* Start *

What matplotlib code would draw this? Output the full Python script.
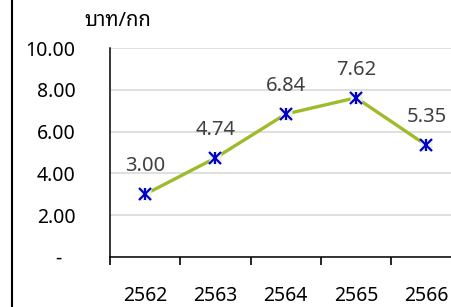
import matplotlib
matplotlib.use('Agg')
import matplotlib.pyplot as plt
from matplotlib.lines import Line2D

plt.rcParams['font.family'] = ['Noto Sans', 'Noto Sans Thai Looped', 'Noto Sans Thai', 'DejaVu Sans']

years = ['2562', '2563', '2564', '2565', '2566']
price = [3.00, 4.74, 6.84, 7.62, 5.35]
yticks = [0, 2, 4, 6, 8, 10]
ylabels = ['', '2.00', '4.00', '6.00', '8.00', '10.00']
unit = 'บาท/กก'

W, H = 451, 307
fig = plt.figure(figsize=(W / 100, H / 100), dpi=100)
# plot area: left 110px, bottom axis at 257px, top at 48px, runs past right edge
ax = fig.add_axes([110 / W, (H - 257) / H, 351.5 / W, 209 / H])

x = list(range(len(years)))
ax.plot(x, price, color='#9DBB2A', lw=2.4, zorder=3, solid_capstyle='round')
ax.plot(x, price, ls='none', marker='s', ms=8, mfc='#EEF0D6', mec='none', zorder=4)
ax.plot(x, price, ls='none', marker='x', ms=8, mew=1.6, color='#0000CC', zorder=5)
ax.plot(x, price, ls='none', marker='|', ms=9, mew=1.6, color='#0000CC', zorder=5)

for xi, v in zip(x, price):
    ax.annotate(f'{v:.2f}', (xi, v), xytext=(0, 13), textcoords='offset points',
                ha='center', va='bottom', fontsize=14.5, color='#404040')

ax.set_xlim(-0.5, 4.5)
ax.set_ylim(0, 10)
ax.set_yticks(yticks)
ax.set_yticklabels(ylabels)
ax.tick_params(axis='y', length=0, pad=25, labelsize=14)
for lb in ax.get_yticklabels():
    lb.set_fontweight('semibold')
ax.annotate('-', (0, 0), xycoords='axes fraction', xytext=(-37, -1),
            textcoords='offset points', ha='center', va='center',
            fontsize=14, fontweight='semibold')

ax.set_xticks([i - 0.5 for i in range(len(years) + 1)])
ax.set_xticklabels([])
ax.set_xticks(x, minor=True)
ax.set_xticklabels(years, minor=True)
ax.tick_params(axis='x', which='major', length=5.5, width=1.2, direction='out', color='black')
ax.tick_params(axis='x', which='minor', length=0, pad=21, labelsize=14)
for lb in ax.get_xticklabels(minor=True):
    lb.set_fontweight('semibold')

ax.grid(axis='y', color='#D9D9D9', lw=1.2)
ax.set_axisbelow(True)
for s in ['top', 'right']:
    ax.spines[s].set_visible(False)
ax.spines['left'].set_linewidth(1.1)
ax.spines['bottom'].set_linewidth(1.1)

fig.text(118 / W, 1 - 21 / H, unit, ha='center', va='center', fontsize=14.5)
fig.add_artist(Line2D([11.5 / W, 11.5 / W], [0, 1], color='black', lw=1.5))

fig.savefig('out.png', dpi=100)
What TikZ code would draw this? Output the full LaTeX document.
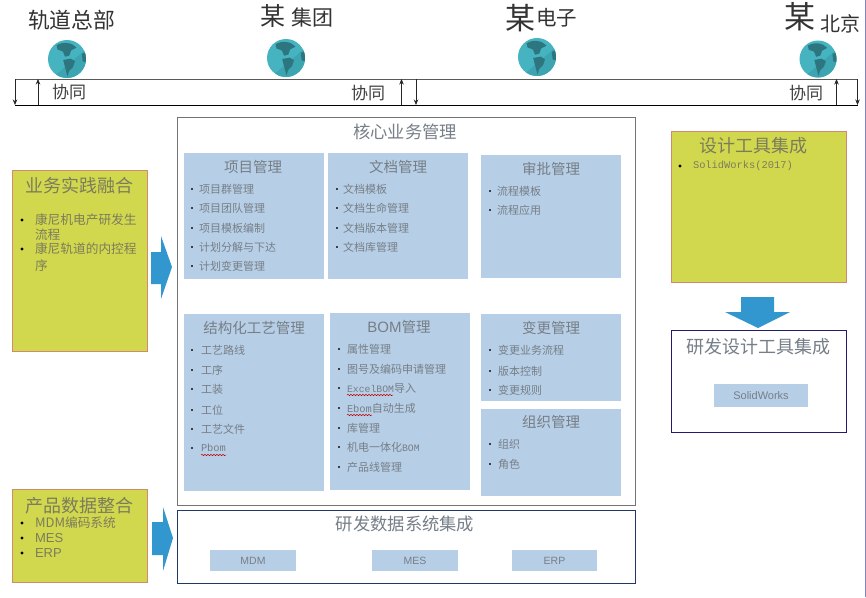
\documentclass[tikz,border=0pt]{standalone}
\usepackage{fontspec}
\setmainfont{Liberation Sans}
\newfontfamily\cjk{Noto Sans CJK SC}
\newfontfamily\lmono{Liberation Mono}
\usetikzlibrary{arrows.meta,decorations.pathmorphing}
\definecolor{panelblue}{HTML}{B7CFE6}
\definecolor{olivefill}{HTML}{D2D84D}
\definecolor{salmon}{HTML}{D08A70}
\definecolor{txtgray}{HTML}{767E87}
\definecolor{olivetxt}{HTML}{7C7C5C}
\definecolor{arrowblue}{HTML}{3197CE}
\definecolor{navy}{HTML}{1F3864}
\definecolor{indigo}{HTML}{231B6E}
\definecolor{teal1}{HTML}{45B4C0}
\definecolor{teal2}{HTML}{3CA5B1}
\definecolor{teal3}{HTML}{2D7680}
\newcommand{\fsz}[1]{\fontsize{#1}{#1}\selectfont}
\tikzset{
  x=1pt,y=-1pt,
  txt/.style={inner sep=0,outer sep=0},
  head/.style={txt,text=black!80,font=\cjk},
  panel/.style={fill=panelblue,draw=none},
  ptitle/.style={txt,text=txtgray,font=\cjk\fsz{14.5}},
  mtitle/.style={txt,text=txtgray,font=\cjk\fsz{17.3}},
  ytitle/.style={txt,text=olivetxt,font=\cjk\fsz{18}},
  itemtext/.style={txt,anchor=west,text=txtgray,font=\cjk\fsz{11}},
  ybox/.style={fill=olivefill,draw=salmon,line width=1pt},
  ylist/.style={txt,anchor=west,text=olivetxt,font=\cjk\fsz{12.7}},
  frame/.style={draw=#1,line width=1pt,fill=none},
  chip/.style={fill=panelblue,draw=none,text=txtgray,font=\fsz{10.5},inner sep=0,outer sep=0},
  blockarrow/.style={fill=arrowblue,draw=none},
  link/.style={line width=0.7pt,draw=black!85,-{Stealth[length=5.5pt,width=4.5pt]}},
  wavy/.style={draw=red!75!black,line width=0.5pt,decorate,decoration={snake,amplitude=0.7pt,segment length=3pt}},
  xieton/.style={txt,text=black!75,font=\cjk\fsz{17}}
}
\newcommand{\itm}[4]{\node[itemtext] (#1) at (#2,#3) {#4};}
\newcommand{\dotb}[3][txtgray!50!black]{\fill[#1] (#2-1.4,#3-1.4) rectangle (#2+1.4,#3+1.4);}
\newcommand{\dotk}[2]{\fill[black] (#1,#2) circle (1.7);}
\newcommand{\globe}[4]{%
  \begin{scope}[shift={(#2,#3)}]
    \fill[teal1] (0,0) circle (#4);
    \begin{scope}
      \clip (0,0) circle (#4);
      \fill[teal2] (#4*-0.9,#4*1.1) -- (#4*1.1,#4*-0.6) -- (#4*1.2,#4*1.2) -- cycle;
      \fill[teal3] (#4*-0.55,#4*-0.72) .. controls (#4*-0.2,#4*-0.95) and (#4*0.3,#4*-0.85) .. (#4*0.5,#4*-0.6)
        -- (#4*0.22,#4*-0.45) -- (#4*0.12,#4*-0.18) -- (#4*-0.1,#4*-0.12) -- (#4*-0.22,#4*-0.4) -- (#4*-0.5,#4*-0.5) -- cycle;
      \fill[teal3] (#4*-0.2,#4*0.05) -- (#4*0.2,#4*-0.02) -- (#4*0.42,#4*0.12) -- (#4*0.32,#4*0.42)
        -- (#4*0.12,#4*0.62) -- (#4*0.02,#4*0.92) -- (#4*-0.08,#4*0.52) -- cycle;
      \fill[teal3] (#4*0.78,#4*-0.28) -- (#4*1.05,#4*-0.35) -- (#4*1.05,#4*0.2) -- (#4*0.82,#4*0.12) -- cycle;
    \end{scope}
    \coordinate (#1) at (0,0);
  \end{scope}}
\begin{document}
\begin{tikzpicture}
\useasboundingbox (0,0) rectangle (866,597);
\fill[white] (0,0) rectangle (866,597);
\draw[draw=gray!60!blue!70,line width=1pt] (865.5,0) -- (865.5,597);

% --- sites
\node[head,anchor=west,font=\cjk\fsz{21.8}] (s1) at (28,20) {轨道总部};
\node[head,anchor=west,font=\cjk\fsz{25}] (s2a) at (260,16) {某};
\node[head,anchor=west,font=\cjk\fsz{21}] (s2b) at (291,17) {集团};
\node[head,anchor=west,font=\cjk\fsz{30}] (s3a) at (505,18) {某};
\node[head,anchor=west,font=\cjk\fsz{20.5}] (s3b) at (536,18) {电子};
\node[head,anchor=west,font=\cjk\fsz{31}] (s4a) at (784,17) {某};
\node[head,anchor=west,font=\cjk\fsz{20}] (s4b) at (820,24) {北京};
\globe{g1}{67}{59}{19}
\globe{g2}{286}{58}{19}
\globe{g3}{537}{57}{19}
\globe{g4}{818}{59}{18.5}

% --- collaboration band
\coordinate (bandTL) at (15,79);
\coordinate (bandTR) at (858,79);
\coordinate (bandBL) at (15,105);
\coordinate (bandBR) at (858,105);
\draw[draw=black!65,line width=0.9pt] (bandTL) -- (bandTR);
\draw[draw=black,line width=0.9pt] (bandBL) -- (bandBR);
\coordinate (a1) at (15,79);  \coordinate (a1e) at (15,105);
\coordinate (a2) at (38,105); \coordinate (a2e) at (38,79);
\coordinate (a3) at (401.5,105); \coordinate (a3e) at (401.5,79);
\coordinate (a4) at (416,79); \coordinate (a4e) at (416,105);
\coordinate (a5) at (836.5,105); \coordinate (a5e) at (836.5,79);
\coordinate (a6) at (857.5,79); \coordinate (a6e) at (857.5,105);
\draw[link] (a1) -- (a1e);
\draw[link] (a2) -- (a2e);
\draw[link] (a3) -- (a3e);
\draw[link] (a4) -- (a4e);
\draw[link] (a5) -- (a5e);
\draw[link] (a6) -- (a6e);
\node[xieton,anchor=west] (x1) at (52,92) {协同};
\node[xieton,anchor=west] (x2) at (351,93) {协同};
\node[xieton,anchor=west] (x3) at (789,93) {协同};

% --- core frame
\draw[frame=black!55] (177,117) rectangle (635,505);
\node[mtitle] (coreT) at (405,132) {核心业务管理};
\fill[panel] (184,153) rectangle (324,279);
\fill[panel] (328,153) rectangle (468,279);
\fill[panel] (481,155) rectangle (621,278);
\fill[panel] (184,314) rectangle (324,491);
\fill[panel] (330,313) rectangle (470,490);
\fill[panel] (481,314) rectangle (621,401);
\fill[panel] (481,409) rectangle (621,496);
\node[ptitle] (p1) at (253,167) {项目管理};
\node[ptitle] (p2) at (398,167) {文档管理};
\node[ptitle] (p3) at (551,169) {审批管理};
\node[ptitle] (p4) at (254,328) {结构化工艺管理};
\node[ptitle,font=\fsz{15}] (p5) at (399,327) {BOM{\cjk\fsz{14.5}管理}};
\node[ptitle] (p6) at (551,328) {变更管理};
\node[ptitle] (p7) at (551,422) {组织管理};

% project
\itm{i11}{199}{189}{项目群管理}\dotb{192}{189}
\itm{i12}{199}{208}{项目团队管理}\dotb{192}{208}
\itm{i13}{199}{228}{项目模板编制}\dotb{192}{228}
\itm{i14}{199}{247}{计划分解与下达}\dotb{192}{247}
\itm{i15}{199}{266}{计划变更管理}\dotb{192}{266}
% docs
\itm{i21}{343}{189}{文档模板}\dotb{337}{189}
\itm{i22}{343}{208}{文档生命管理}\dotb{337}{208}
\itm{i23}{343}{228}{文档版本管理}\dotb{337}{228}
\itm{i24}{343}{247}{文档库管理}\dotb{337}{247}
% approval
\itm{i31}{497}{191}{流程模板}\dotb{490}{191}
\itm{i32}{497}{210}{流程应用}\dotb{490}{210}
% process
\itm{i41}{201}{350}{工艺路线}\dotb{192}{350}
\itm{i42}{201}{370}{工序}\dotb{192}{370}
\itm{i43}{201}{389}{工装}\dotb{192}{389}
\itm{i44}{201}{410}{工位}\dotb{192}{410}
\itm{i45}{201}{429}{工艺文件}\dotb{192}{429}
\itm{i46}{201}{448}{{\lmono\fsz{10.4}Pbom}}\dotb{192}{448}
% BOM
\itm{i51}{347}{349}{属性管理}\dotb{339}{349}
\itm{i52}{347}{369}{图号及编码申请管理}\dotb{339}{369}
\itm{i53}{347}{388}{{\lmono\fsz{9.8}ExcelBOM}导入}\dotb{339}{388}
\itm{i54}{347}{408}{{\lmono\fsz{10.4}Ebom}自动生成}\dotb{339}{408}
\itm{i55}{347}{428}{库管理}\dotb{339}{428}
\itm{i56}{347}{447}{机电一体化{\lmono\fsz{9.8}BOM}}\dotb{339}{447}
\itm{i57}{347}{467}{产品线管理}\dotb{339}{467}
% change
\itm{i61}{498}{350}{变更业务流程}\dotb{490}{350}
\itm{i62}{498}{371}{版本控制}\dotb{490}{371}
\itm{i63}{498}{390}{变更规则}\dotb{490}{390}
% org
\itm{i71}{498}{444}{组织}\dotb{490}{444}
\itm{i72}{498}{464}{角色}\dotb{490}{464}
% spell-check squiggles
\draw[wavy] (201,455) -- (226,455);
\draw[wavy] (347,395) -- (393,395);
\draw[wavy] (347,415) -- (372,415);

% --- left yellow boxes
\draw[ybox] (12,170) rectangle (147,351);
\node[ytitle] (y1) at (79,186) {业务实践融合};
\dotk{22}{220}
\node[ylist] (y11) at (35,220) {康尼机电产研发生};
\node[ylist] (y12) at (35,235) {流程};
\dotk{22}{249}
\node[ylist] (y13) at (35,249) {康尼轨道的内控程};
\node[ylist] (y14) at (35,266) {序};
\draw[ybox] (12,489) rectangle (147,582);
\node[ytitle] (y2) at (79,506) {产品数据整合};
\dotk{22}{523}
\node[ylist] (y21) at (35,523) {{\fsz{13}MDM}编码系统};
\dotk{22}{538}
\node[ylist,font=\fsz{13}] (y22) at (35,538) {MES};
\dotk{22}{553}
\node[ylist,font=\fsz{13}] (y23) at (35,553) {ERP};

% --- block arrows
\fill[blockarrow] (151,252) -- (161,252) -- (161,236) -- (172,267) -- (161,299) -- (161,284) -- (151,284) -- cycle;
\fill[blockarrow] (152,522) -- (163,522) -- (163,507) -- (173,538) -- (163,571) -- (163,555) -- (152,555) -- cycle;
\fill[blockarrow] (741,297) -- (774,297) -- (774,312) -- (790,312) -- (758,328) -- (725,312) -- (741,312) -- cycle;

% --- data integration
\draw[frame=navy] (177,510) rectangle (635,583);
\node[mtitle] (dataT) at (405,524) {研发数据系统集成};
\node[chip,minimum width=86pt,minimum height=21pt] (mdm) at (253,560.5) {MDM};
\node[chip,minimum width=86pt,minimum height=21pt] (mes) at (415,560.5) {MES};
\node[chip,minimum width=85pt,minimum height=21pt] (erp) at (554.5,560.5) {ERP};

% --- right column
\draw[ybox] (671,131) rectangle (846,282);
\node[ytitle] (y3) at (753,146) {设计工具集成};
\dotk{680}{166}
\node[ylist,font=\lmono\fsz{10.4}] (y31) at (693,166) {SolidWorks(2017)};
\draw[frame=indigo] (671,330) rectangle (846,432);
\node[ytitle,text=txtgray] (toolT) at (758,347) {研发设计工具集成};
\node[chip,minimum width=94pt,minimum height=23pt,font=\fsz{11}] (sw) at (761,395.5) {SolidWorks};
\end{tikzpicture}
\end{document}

* End *
* Start *

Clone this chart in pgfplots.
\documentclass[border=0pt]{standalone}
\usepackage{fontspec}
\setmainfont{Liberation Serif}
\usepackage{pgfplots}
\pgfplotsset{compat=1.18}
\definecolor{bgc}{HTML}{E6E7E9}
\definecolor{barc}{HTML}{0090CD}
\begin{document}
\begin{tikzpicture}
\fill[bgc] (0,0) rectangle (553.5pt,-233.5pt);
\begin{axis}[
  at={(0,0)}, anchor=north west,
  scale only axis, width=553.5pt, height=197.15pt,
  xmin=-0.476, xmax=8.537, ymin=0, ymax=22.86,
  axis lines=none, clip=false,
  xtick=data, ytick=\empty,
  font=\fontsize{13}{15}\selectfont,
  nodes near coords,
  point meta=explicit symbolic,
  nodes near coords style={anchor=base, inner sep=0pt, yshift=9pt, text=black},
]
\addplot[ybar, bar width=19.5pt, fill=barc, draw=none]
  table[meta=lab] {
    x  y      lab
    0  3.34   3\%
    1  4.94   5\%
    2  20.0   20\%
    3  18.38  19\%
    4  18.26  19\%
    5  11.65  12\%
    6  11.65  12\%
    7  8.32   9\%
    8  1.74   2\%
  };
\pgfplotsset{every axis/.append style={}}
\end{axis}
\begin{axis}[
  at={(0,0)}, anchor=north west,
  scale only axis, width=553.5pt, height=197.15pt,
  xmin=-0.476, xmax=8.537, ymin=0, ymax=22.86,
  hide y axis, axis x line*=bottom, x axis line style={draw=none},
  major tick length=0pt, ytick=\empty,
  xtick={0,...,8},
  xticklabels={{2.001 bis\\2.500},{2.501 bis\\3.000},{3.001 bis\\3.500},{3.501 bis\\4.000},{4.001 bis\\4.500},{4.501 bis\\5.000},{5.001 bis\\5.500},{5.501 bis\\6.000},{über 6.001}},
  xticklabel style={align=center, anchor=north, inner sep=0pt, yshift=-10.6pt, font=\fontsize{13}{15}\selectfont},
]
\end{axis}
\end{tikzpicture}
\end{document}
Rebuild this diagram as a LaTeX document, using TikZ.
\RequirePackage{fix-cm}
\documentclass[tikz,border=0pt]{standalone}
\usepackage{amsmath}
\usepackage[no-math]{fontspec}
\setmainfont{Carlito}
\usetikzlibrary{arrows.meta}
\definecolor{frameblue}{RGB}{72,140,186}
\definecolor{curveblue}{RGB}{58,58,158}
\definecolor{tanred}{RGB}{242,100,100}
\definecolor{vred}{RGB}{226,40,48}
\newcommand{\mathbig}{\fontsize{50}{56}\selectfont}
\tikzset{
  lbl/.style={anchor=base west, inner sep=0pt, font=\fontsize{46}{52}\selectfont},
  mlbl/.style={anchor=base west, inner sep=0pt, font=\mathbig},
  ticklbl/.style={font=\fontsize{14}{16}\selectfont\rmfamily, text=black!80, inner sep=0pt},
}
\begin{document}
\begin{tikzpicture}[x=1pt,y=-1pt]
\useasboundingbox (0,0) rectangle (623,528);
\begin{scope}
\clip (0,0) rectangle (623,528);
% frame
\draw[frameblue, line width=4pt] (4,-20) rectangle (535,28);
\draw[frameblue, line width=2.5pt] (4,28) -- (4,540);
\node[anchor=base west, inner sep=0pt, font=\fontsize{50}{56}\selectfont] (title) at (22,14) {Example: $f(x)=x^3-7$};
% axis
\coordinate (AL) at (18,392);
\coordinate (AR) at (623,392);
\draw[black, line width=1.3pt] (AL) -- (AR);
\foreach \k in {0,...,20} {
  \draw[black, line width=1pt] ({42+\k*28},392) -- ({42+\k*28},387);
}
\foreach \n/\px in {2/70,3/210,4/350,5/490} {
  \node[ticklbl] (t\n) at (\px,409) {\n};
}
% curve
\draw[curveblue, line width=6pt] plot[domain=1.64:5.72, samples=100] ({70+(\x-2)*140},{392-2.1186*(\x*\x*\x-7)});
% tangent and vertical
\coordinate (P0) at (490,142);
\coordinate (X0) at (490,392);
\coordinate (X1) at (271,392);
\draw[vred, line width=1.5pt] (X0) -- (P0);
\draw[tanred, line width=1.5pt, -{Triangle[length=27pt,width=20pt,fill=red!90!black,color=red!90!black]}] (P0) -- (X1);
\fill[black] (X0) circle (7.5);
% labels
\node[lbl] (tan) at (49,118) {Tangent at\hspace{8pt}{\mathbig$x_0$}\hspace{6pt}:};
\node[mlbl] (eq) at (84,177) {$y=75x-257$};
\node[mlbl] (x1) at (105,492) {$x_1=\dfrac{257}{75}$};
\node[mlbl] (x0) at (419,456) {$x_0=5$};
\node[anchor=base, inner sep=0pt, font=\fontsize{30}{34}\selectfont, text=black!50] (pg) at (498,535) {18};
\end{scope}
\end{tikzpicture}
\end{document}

* End *

- Task instructions -
Nothing but the lines from the one with "What matplotlib code" through the one with "unit = 'บาท/กก'" should be copied, word for word. Pictures are left out.

- Solution below -
What matplotlib code would draw this? Output the full Python script.
import matplotlib
matplotlib.use('Agg')
import matplotlib.pyplot as plt
from matplotlib.lines import Line2D

plt.rcParams['font.family'] = ['Noto Sans', 'Noto Sans Thai Looped', 'Noto Sans Thai', 'DejaVu Sans']

years = ['2562', '2563', '2564', '2565', '2566']
price = [3.00, 4.74, 6.84, 7.62, 5.35]
yticks = [0, 2, 4, 6, 8, 10]
ylabels = ['', '2.00', '4.00', '6.00', '8.00', '10.00']
unit = 'บาท/กก'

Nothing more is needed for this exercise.